Foto perbudakan zaman Belanda (Commons Wikimedia)

Maka, jadi pemandangan umum kala itu, ketika seorang majikan keluar rumah, ia akan didampingi oleh lima sampai enam orang. Mereka berbagi tugas. Bahkan, saking banyaknya budak yang melayani majikan Eropa, seseorang bisa terlihat seperti ratu dan raja. Budak mereka jadikan pelayan sejati, bahkan untuk mengambil sedotak di dekat kaki mereka sendiri.
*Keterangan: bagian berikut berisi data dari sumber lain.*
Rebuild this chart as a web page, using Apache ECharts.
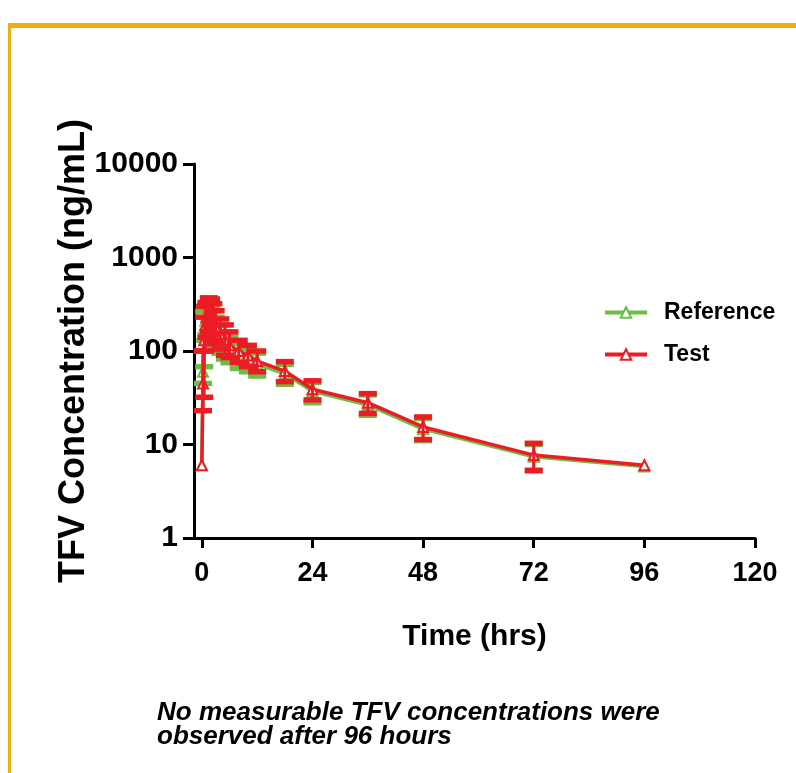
<!DOCTYPE html>
<html>
<head>
<meta charset="utf-8">
<script src="https://cdn.jsdelivr.net/npm/echarts@6/dist/echarts.min.js"></script>
<style>
html,body{margin:0;padding:0;background:#fff;}
#main{width:796px;height:773px;}
</style>
</head>
<body>
<div id="main"></div>
<script type="text/javascript">
// sampling times (hrs)
var times = [0, 0.25, 0.5, 0.75, 1, 1.5, 2, 2.5, 3, 4, 5, 6, 8, 10, 12, 18, 24, 36, 48, 72, 96];
// Reference formulation, mean and error bar ends (ng/mL)
var refMean  = [6, 60, 150, 210, 240, 230, 210, 190, 165, 135, 118, 105, 92, 82, 72, 57, 37, 26.5, 14.6, 7.4, 5.8];
var refUpper = [6, 100, 265, 300, 320, 320, 300, 270, 230, 190, 160, 140, 120, 105, 95, 72, 46, 34, 19, 10, 5.8];
var refLower = [6, 45, 68, 130, 150, 150, 140, 120, 110, 95, 82, 75, 65, 60, 54, 44, 28, 20.5, 11, 5.2, 5.8];
// Test formulation
var testMean  = [6, 45, 130, 190, 230, 250, 240, 210, 180, 150, 130, 115, 100, 90, 78, 61, 39, 28, 15.4, 7.7, 6.0];
var testUpper = [6, 100, 230, 300, 330, 370, 360, 320, 270, 220, 190, 160, 130, 115, 100, 77, 48, 35, 19.7, 10.3, 6.0];
var testLower = [6, 23, 32, 100, 140, 160, 150, 130, 120, 105, 90, 85, 75, 68, 60, 47, 30, 21.5, 11.3, 5.3, 6.0];
var xTicks = [0, 24, 48, 72, 96, 120];

var green = '#6CBE45';
var red = '#EC1C24';
var font = '"Liberation Sans", Arial, sans-serif';

function pairs(xs, ys) {
    var out = [];
    for (var i = 0; i < xs.length; i++) out.push([xs[i], ys[i]]);
    return out;
}
function triples(xs, lo, hi) {
    var out = [];
    for (var i = 0; i < xs.length; i++) out.push([xs[i], lo[i], hi[i]]);
    return out;
}

// draws a capped error bar for each point
function errorBar(color) {
    return function (params, api) {
        var t = api.value(0);
        var lo = api.coord([t, api.value(1)]);
        var hi = api.coord([t, api.value(2)]);
        if (Math.abs(lo[1] - hi[1]) < 1) return null;
        var w = 9;
        return {
            type: 'group',
            children: [
                {type: 'line', shape: {x1: lo[0], y1: lo[1], x2: hi[0], y2: hi[1]}, style: {stroke: color, lineWidth: 3}},
                {type: 'line', shape: {x1: lo[0] - w, y1: lo[1], x2: lo[0] + w, y2: lo[1]}, style: {stroke: color, lineWidth: 5.5}},
                {type: 'line', shape: {x1: hi[0] - w, y1: hi[1], x2: hi[0] + w, y2: hi[1]}, style: {stroke: color, lineWidth: 5.5}}
            ]
        };
    };
}

var chart = echarts.init(document.getElementById('main'));
var option = {
    animation: false,
    backgroundColor: '#fff',
    grid: {left: 194, right: 41, top: 164, bottom: 235},
    legend: {
        orient: 'vertical',
        left: 598,
        top: 296,
        itemWidth: 42,
        itemHeight: 13,
        itemGap: 19,
        lineStyle: {width: 4},
        textStyle: {fontFamily: font, fontWeight: 'bold', fontSize: 23, color: '#000', padding: [0, 0, 0, 12]},
        data: ['Reference', 'Test']
    },
    xAxis: {
        type: 'value',
        min: -1.7,
        max: 120,
        name: 'Time (hrs)',
        nameLocation: 'middle',
        nameGap: 84,
        nameMoveOverlap: false,
        nameTextStyle: {fontFamily: font, fontWeight: 'bold', fontSize: 30, color: '#000'},
        axisLine: {onZero: false, lineStyle: {color: '#000', width: 3}},
        axisTick: {length: 10, lineStyle: {color: '#000', width: 3}, customValues: xTicks},
        axisLabel: {customValues: xTicks, margin: 22, fontFamily: font, fontWeight: 'bold', fontSize: 27, color: '#000'},
        splitLine: {show: false}
    },
    yAxis: {
        type: 'log',
        logBase: 10,
        min: 1,
        max: 10000,
        name: 'TFV Concentration (ng/mL)',
        nameLocation: 'middle',
        nameGap: 102,
        nameMoveOverlap: false,
        nameTextStyle: {fontFamily: font, fontWeight: 'bold', fontSize: 36, color: '#000'},
        axisLine: {show: true, onZero: false, lineStyle: {color: '#000', width: 3}},
        axisTick: {show: true, length: 11, lineStyle: {color: '#000', width: 3}},
        axisLabel: {
            margin: 16, fontFamily: font, fontWeight: 'bold', fontSize: 30, color: '#000',
            formatter: function (v) { return String(Math.round(v)); }
        },
        splitLine: {show: false},
        minorTick: {show: false}
    },
    graphic: [
        {type: 'rect', shape: {x: 8, y: 23, width: 800, height: 5}, style: {fill: '#E9B10E'}},
        {type: 'rect', shape: {x: 8, y: 23, width: 3, height: 760}, style: {fill: '#E9B10E'}},
        {
            type: 'text', left: 157, top: 700,
            style: {
                text: 'No measurable TFV concentrations were\nobserved after 96 hours',
                fontFamily: font, fontWeight: 'bold', fontStyle: 'italic', fontSize: 26, lineHeight: 24, fill: '#000'
            }
        }
    ],
    series: [
        {
            name: 'Reference', type: 'line', data: pairs(times, refMean), z: 2,
            symbol: 'triangle', symbolSize: 10,
            color: green,
            lineStyle: {color: green, width: 3.5},
            itemStyle: {color: '#fff', borderColor: green, borderWidth: 2}
        },
        {
            name: 'Reference SD', type: 'custom', renderItem: errorBar(green),
            encode: {x: 0, y: [1, 2]}, data: triples(times, refLower, refUpper), z: 3, silent: true
        },
        {
            name: 'Test', type: 'line', data: pairs(times, testMean), z: 4,
            symbol: 'triangle', symbolSize: 10,
            color: red,
            lineStyle: {color: red, width: 3.5},
            itemStyle: {color: '#fff', borderColor: red, borderWidth: 2}
        },
        {
            name: 'Test SD', type: 'custom', renderItem: errorBar(red),
            encode: {x: 0, y: [1, 2]}, data: triples(times, testLower, testUpper), z: 5, silent: true
        }
    ]
};
chart.setOption(option);
</script>
</body>
</html>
Tak cuma perintah-perintah tak masuk akal. Konsekuensi yang dihadapi budak dalam melayani majikan-majikannya pun menyakitkan. Makian "anak pelacur, pelacur jelata, hingga anak anjing" akan dilepeh oleh si majikan. Tak cuma verbal. Penganiayaan pun akan dialami para budak. Kala itu, hukuman fisik paling umum adalah diikat, dicambuk, atau dipukul dengan kayu rotan yang tajam dan bergerigi hingga budak berdarah-darah dan terkelupas kulitnya.

BACA JUGA:


Jurnalis senior Alwi Shahab, dalam tulisan berjudul Jakarta Kota Budak memaparkan lokasi pelelangan para budak. “Sekarang ini, bekas tempat jual beli budak masih kita dapati di Kali Besar Timur, Jakarta Barat. Tepatnya di Toko Merah, bangunan abad ke-18 yang dibangun oleh Gubernur Jenderal Baron van Imhoff. Di tempat ini dan sekitarnya, sewaktu-waktu terjadi lelang.”

“Berapa harga seorang budak tergantung kecantikannya untuk budak wanita. Sedangkan, laki-laki yang berbadan kekar dan kuat. Di antara para budak yang dianggap beruntung adalah mereka yang dijadikan nyai.” tulis Alwi Shahab.